Brief: Transcribe the material in full. Nothing should differ except that the pictures are left out.

· · ·

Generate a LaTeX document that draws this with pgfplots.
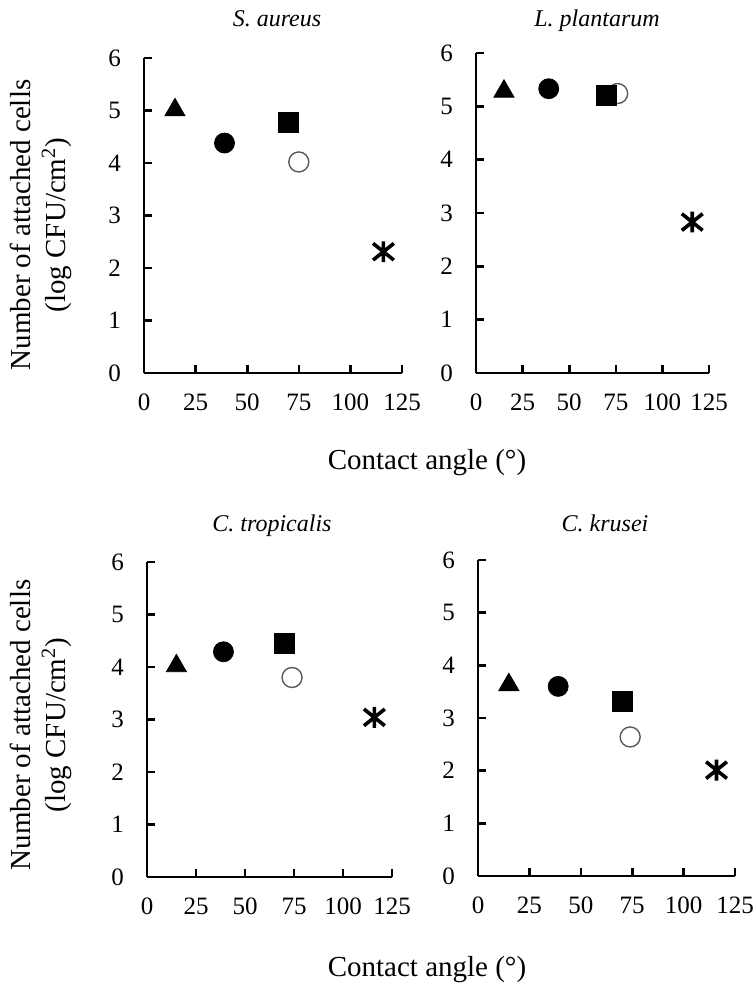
\documentclass[border=0pt]{standalone}
\usepackage{pgfplots}
\pgfplotsset{compat=1.18}
\usepackage{fontspec}
\setmainfont{Liberation Serif}
\pgfdeclareplotmark{xast}{%
 \pgfpathmoveto{\pgfqpoint{0pt}{-\pgfplotmarksize}}%
 \pgfpathlineto{\pgfqpoint{0pt}{\pgfplotmarksize}}%
 \pgfpathmoveto{\pgfqpoint{-\pgfplotmarksize}{-0.8\pgfplotmarksize}}%
 \pgfpathlineto{\pgfqpoint{\pgfplotmarksize}{0.8\pgfplotmarksize}}%
 \pgfpathmoveto{\pgfqpoint{-\pgfplotmarksize}{0.8\pgfplotmarksize}}%
 \pgfpathlineto{\pgfqpoint{\pgfplotmarksize}{-0.8\pgfplotmarksize}}%
 \pgfusepathqstroke}
\pgfplotsset{
 panel/.style={
  scale only axis, anchor=south west,
  axis lines*=left, axis line style={line width=1.3pt,-},
  xmin=0,xmax=125,ymin=0,ymax=6,
  xtick={0,25,50,75,100,125}, ytick={0,1,2,3,4,5,6},
  tick align=inside, major tick length=4pt,
  every tick/.style={line width=1.3pt,black},
  clip=false,
  /pgf/number format/assume math mode=true,
  xticklabel style={font=\fontsize{12.5}{14}\selectfont, yshift=-7pt},
  yticklabel style={font=\fontsize{12.5}{14}\selectfont, xshift=-8pt},
 },
 tri/.style={only marks, mark=triangle*, mark size=5.8pt, black},
 fc/.style={only marks, mark=*, mark size=5pt, black},
 sq/.style={only marks, mark=square*, mark size=5pt, black},
 oc/.style={only marks, mark=*, mark size=5pt, mark options={draw=black!65, fill=white, line width=0.7pt}},
 ast/.style={only marks, mark=xast, mark size=5.2pt, mark options={line width=1.8pt, black}},
}
\begin{document}
\begin{tikzpicture}
\useasboundingbox (0,0) rectangle (376.5pt,491.5pt);
% S. aureus
\begin{axis}[panel, at={(72pt,305pt)}, width=129pt, height=157.5pt]
\addplot[tri] coordinates {(15,5.01)};
\addplot[fc] coordinates {(39,4.38)};
\addplot[oc] coordinates {(75,4.02)};
\addplot[sq] coordinates {(70,4.78)};
\addplot[ast] coordinates {(116,2.31)};
\end{axis}
% L. plantarum
\begin{axis}[panel, at={(238pt,305pt)}, width=116.5pt, height=160pt]
\addplot[tri] coordinates {(15,5.28)};
\addplot[fc] coordinates {(39,5.33)};
\addplot[oc] coordinates {(76,5.24)};
\addplot[sq] coordinates {(70,5.2)};
\addplot[ast] coordinates {(116,2.83)};
\end{axis}
% C. tropicalis
\begin{axis}[panel, at={(73.5pt,53pt)}, width=122.5pt, height=157.5pt]
\addplot[tri] coordinates {(15,4.02)};
\addplot[fc] coordinates {(39,4.29)};
\addplot[oc] coordinates {(74,3.8)};
\addplot[sq] coordinates {(70,4.44)};
\addplot[ast] coordinates {(116,3.04)};
\end{axis}
% C. krusei
\begin{axis}[panel, at={(239pt,53.5pt)}, width=128.5pt, height=158pt]
\addplot[tri] coordinates {(15,3.63)};
\addplot[fc] coordinates {(39,3.6)};
\addplot[oc] coordinates {(74,2.64)};
\addplot[sq] coordinates {(70,3.31)};
\addplot[ast] coordinates {(116,2.01)};
\end{axis}
% titles
\node[anchor=base, font=\fontsize{12}{14}\selectfont\itshape] at (138.5pt,478pt) {S. aureus};
\node[anchor=base, font=\fontsize{12}{14}\selectfont\itshape] at (298.5pt,478pt) {L. plantarum};
\node[anchor=base, font=\fontsize{12}{14}\selectfont\itshape] at (136pt,225.5pt) {C. tropicalis};
\node[anchor=base, font=\fontsize{12}{14}\selectfont\itshape] at (302.5pt,225.5pt) {C. krusei};
% x labels
\node[anchor=base, font=\fontsize{14.5}{17}\selectfont] at (213.5pt,256.5pt) {Contact angle (°)};
\node[anchor=base, font=\fontsize{14.5}{17}\selectfont] at (213.5pt,3pt) {Contact angle (°)};
% y labels
\node[rotate=90, align=center, inner sep=0pt, font=\fontsize{14.5}{17.5}\selectfont] at (20.5pt,379pt) {Number of attached cells\\(log CFU/cm\textsuperscript{2})};
\node[rotate=90, align=center, inner sep=0pt, font=\fontsize{14.5}{17.5}\selectfont] at (20.5pt,129pt) {Number of attached cells\\(log CFU/cm\textsuperscript{2})};
\end{tikzpicture}
\end{document}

· · ·

Written reply:
Generate a LaTeX document that draws this with pgfplots.
\documentclass[border=0pt]{standalone}
\usepackage{pgfplots}
\pgfplotsset{compat=1.18}
\usepackage{fontspec}
\setmainfont{Liberation Serif}
\pgfdeclareplotmark{xast}{%
 \pgfpathmoveto{\pgfqpoint{0pt}{-\pgfplotmarksize}}%
 \pgfpathlineto{\pgfqpoint{0pt}{\pgfplotmarksize}}%
 \pgfpathmoveto{\pgfqpoint{-\pgfplotmarksize}{-0.8\pgfplotmarksize}}%
 \pgfpathlineto{\pgfqpoint{\pgfplotmarksize}{0.8\pgfplotmarksize}}%
 \pgfpathmoveto{\pgfqpoint{-\pgfplotmarksize}{0.8\pgfplotmarksize}}%
 \pgfpathlineto{\pgfqpoint{\pgfplotmarksize}{-0.8\pgfplotmarksize}}%
 \pgfusepathqstroke}
\pgfplotsset{
 panel/.style={
  scale only axis, anchor=south west,
  axis lines*=left, axis line style={line width=1.3pt,-},
  xmin=0,xmax=125,ymin=0,ymax=6,
  xtick={0,25,50,75,100,125}, ytick={0,1,2,3,4,5,6},
  tick align=inside, major tick length=4pt,
  every tick/.style={line width=1.3pt,black},
  clip=false,
  /pgf/number format/assume math mode=true,
  xticklabel style={font=\fontsize{12.5}{14}\selectfont, yshift=-7pt},
  yticklabel style={font=\fontsize{12.5}{14}\selectfont, xshift=-8pt},
 },
 tri/.style={only marks, mark=triangle*, mark size=5.8pt, black},
 fc/.style={only marks, mark=*, mark size=5pt, black},
 sq/.style={only marks, mark=square*, mark size=5pt, black},
 oc/.style={only marks, mark=*, mark size=5pt, mark options={draw=black!65, fill=white, line width=0.7pt}},
 ast/.style={only marks, mark=xast, mark size=5.2pt, mark options={line width=1.8pt, black}},
}
\begin{document}
\begin{tikzpicture}
\useasboundingbox (0,0) rectangle (376.5pt,491.5pt);
% S. aureus
\begin{axis}[panel, at={(72pt,305pt)}, width=129pt, height=157.5pt]
\addplot[tri] coordinates {(15,5.01)};
\addplot[fc] coordinates {(39,4.38)};
\addplot[oc] coordinates {(75,4.02)};
\addplot[sq] coordinates {(70,4.78)};
\addplot[ast] coordinates {(116,2.31)};
\end{axis}
% L. plantarum
\begin{axis}[panel, at={(238pt,305pt)}, width=116.5pt, height=160pt]
\addplot[tri] coordinates {(15,5.28)};
\addplot[fc] coordinates {(39,5.33)};
\addplot[oc] coordinates {(76,5.24)};
\addplot[sq] coordinates {(70,5.2)};
\addplot[ast] coordinates {(116,2.83)};
\end{axis}
% C. tropicalis
\begin{axis}[panel, at={(73.5pt,53pt)}, width=122.5pt, height=157.5pt]
\addplot[tri] coordinates {(15,4.02)};
\addplot[fc] coordinates {(39,4.29)};
\addplot[oc] coordinates {(74,3.8)};
\addplot[sq] coordinates {(70,4.44)};
\addplot[ast] coordinates {(116,3.04)};
\end{axis}
% C. krusei
\begin{axis}[panel, at={(239pt,53.5pt)}, width=128.5pt, height=158pt]
\addplot[tri] coordinates {(15,3.63)};
\addplot[fc] coordinates {(39,3.6)};
\addplot[oc] coordinates {(74,2.64)};
\addplot[sq] coordinates {(70,3.31)};
\addplot[ast] coordinates {(116,2.01)};
\end{axis}
% titles
\node[anchor=base, font=\fontsize{12}{14}\selectfont\itshape] at (138.5pt,478pt) {S. aureus};
\node[anchor=base, font=\fontsize{12}{14}\selectfont\itshape] at (298.5pt,478pt) {L. plantarum};
\node[anchor=base, font=\fontsize{12}{14}\selectfont\itshape] at (136pt,225.5pt) {C. tropicalis};
\node[anchor=base, font=\fontsize{12}{14}\selectfont\itshape] at (302.5pt,225.5pt) {C. krusei};
% x labels
\node[anchor=base, font=\fontsize{14.5}{17}\selectfont] at (213.5pt,256.5pt) {Contact angle (°)};
\node[anchor=base, font=\fontsize{14.5}{17}\selectfont] at (213.5pt,3pt) {Contact angle (°)};
% y labels
\node[rotate=90, align=center, inner sep=0pt, font=\fontsize{14.5}{17.5}\selectfont] at (20.5pt,379pt) {Number of attached cells\\(log CFU/cm\textsuperscript{2})};
\node[rotate=90, align=center, inner sep=0pt, font=\fontsize{14.5}{17.5}\selectfont] at (20.5pt,129pt) {Number of attached cells\\(log CFU/cm\textsuperscript{2})};
\end{tikzpicture}
\end{document}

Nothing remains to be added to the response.